** start of RECORDS SUPPLIED **

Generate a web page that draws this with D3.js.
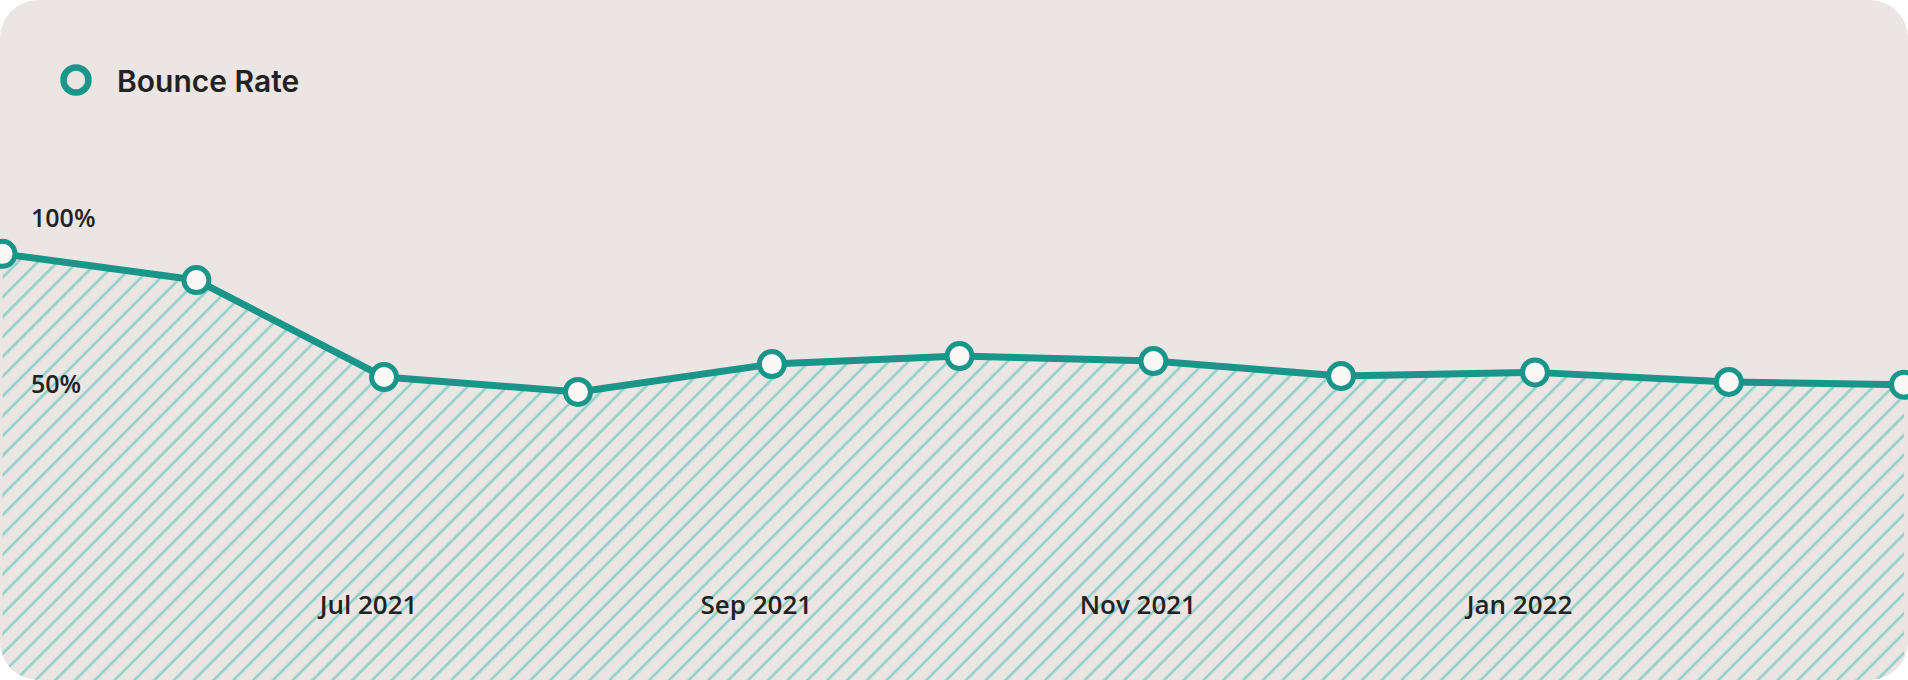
<!DOCTYPE html>
<html>
<head>
<meta charset="utf-8">
<script src="https://cdn.jsdelivr.net/npm/d3@7"></script>
<style>
  body { margin: 0; background: #ffffff; }
  svg { display: block; }
</style>
</head>
<body>
<div id="chart-area"></div>
<script>
// --- Data ---
var months = ["2021-05-01", "2021-06-01", "2021-07-01", "2021-08-01", "2021-09-01", "2021-10-01",
              "2021-11-01", "2021-12-01", "2022-01-01", "2022-02-01", "2022-03-01"];
var bounceRate = [88.9, 81.0, 51.8, 47.3, 55.7, 58.1, 56.6, 52.1, 53.2, 50.3, 49.5];
var xTickMonths = ["2021-07-01", "2021-09-01", "2021-11-01", "2022-01-01"];
var yTickValues = [50, 100];
var seriesName = "Bounce Rate";

var width = 1908, height = 680;
var teal = "#19958a";

var parse = d3.timeParse("%Y-%m-%d");
var data = months.map(function(m, i) { return {date: parse(m), value: bounceRate[i]}; });

var svg = d3.select("#chart-area").append("svg")
    .attr("width", width)
    .attr("height", height);

var defs = svg.append("defs");

// card shape (rounded) used as clip
defs.append("clipPath").attr("id", "card")
    .append("rect")
        .attr("width", width)
        .attr("height", height)
        .attr("rx", 38);

// diagonal hatch
var pattern = defs.append("pattern")
    .attr("id", "hatch")
    .attr("patternUnits", "userSpaceOnUse")
    .attr("width", 14)
    .attr("height", 14)
    .attr("patternTransform", "rotate(45)");
pattern.append("line")
    .attr("x1", 2).attr("y1", 0)
    .attr("x2", 2).attr("y2", 14)
    .attr("stroke", "#8fd0c7")
    .attr("stroke-width", 2.6);

var group = svg.append("g").attr("clip-path", "url(#card)");

group.append("rect")
    .attr("width", width)
    .attr("height", height)
    .attr("fill", "#ebe6e3");

// --- Scales ---
var x = d3.scaleTime()
    .domain(d3.extent(data, function(d) { return d.date; }))
    .range([2.5, 1904]);

var y = d3.scaleLinear()
    .domain([0, 100])
    .range([549, 217]);

// --- Area + line ---
var area = d3.area()
    .x(function(d) { return x(d.date); })
    .y0(height)
    .y1(function(d) { return y(d.value); });

group.append("path")
    .datum(data)
    .attr("d", area)
    .attr("fill", "url(#hatch)");

// --- Axes ---
var xAxis = d3.axisBottom(x)
    .tickValues(xTickMonths.map(parse))
    .tickFormat(d3.timeFormat("%b %Y"))
    .tickSize(0)
    .tickPadding(0);

var xAxisGroup = group.append("g")
    .attr("transform", "translate(0, 614)")
    .call(xAxis);
xAxisGroup.select(".domain").remove();
xAxisGroup.selectAll("text")
    .attr("y", 0)
    .attr("dy", 0)
    .attr("dx", -16)
    .attr("fill", "#222222")
    .attr("font-family", "'Open Sans', sans-serif")
    .attr("font-weight", 600)
    .attr("font-size", "26px");

var yAxis = d3.axisRight(y)
    .tickValues(yTickValues)
    .tickFormat(function(d) { return d + "%"; })
    .tickSize(0)
    .tickPadding(0);

var yAxisGroup = group.append("g")
    .attr("transform", "translate(31, 0)")
    .call(yAxis);
yAxisGroup.select(".domain").remove();
yAxisGroup.selectAll("text")
    .attr("x", 0)
    .attr("dy", "0.36em")
    .attr("fill", "#222222")
    .attr("font-family", "'Open Sans', sans-serif")
    .attr("font-weight", 600)
    .attr("font-size", "25px");

var line = d3.line()
    .x(function(d) { return x(d.date); })
    .y(function(d) { return y(d.value); });

group.append("path")
    .datum(data)
    .attr("d", line)
    .attr("fill", "none")
    .attr("stroke", teal)
    .attr("stroke-width", 7)
    .attr("stroke-linejoin", "round");

group.selectAll("circle.point")
    .data(data)
    .enter()
    .append("circle")
        .attr("class", "point")
        .attr("cx", function(d) { return x(d.date); })
        .attr("cy", function(d) { return y(d.value); })
        .attr("r", 12.5)
        .attr("fill", "#faf9f8")
        .attr("stroke", teal)
        .attr("stroke-width", 5);

// --- Legend ---
var legend = group.append("g").attr("transform", "translate(76, 80)");
legend.append("circle")
    .attr("r", 12.5)
    .attr("fill", "none")
    .attr("stroke", teal)
    .attr("stroke-width", 6.5);
legend.append("text")
    .attr("x", 41)
    .attr("y", 12)
    .text(seriesName)
    .attr("fill", "#222222")
    .attr("font-family", "Inter, sans-serif")
    .attr("font-weight", 600)
    .attr("font-size", "30px");
</script>
</body>
</html>
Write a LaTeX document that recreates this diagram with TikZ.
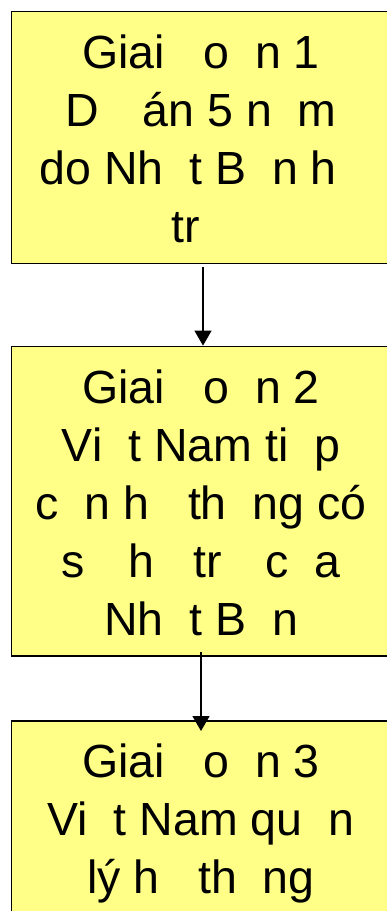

** end of RECORDS SUPPLIED **

Copy all the entries word for word. Omit any pictures.

Generate a web page that draws this with D3.js.
<!DOCTYPE html>
<html>
<head>
<meta charset="utf-8">
<script src="https://cdn.jsdelivr.net/npm/d3@7"></script>
<style>
  body { margin: 0; background: #ffffff; }
  svg { display: block; }
</style>
</head>
<body>
<div id="chart-area"></div>
<script>
// --- Data ---
var months = ["2021-05-01", "2021-06-01", "2021-07-01", "2021-08-01", "2021-09-01", "2021-10-01",
              "2021-11-01", "2021-12-01", "2022-01-01", "2022-02-01", "2022-03-01"];
var bounceRate = [88.9, 81.0, 51.8, 47.3, 55.7, 58.1, 56.6, 52.1, 53.2, 50.3, 49.5];
var xTickMonths = ["2021-07-01", "2021-09-01", "2021-11-01", "2022-01-01"];
var yTickValues = [50, 100];
var seriesName = "Bounce Rate";

var width = 1908, height = 680;
var teal = "#19958a";

var parse = d3.timeParse("%Y-%m-%d");
var data = months.map(function(m, i) { return {date: parse(m), value: bounceRate[i]}; });

var svg = d3.select("#chart-area").append("svg")
    .attr("width", width)
    .attr("height", height);

var defs = svg.append("defs");

// card shape (rounded) used as clip
defs.append("clipPath").attr("id", "card")
    .append("rect")
        .attr("width", width)
        .attr("height", height)
        .attr("rx", 38);

// diagonal hatch
var pattern = defs.append("pattern")
    .attr("id", "hatch")
    .attr("patternUnits", "userSpaceOnUse")
    .attr("width", 14)
    .attr("height", 14)
    .attr("patternTransform", "rotate(45)");
pattern.append("line")
    .attr("x1", 2).attr("y1", 0)
    .attr("x2", 2).attr("y2", 14)
    .attr("stroke", "#8fd0c7")
    .attr("stroke-width", 2.6);

var group = svg.append("g").attr("clip-path", "url(#card)");

group.append("rect")
    .attr("width", width)
    .attr("height", height)
    .attr("fill", "#ebe6e3");

// --- Scales ---
var x = d3.scaleTime()
    .domain(d3.extent(data, function(d) { return d.date; }))
    .range([2.5, 1904]);

var y = d3.scaleLinear()
    .domain([0, 100])
    .range([549, 217]);

// --- Area + line ---
var area = d3.area()
    .x(function(d) { return x(d.date); })
    .y0(height)
    .y1(function(d) { return y(d.value); });

group.append("path")
    .datum(data)
    .attr("d", area)
    .attr("fill", "url(#hatch)");

// --- Axes ---
var xAxis = d3.axisBottom(x)
    .tickValues(xTickMonths.map(parse))
    .tickFormat(d3.timeFormat("%b %Y"))
    .tickSize(0)
    .tickPadding(0);

var xAxisGroup = group.append("g")
    .attr("transform", "translate(0, 614)")
    .call(xAxis);
xAxisGroup.select(".domain").remove();
xAxisGroup.selectAll("text")
    .attr("y", 0)
    .attr("dy", 0)
    .attr("dx", -16)
    .attr("fill", "#222222")
    .attr("font-family", "'Open Sans', sans-serif")
    .attr("font-weight", 600)
    .attr("font-size", "26px");

var yAxis = d3.axisRight(y)
    .tickValues(yTickValues)
    .tickFormat(function(d) { return d + "%"; })
    .tickSize(0)
    .tickPadding(0);

var yAxisGroup = group.append("g")
    .attr("transform", "translate(31, 0)")
    .call(yAxis);
yAxisGroup.select(".domain").remove();
yAxisGroup.selectAll("text")
    .attr("x", 0)
    .attr("dy", "0.36em")
    .attr("fill", "#222222")
    .attr("font-family", "'Open Sans', sans-serif")
    .attr("font-weight", 600)
    .attr("font-size", "25px");

var line = d3.line()
    .x(function(d) { return x(d.date); })
    .y(function(d) { return y(d.value); });

group.append("path")
    .datum(data)
    .attr("d", line)
    .attr("fill", "none")
    .attr("stroke", teal)
    .attr("stroke-width", 7)
    .attr("stroke-linejoin", "round");

group.selectAll("circle.point")
    .data(data)
    .enter()
    .append("circle")
        .attr("class", "point")
        .attr("cx", function(d) { return x(d.date); })
        .attr("cy", function(d) { return y(d.value); })
        .attr("r", 12.5)
        .attr("fill", "#faf9f8")
        .attr("stroke", teal)
        .attr("stroke-width", 5);

// --- Legend ---
var legend = group.append("g").attr("transform", "translate(76, 80)");
legend.append("circle")
    .attr("r", 12.5)
    .attr("fill", "none")
    .attr("stroke", teal)
    .attr("stroke-width", 6.5);
legend.append("text")
    .attr("x", 41)
    .attr("y", 12)
    .text(seriesName)
    .attr("fill", "#222222")
    .attr("font-family", "Inter, sans-serif")
    .attr("font-weight", 600)
    .attr("font-size", "30px");
</script>
</body>
</html>
Write a LaTeX document that recreates this diagram with TikZ.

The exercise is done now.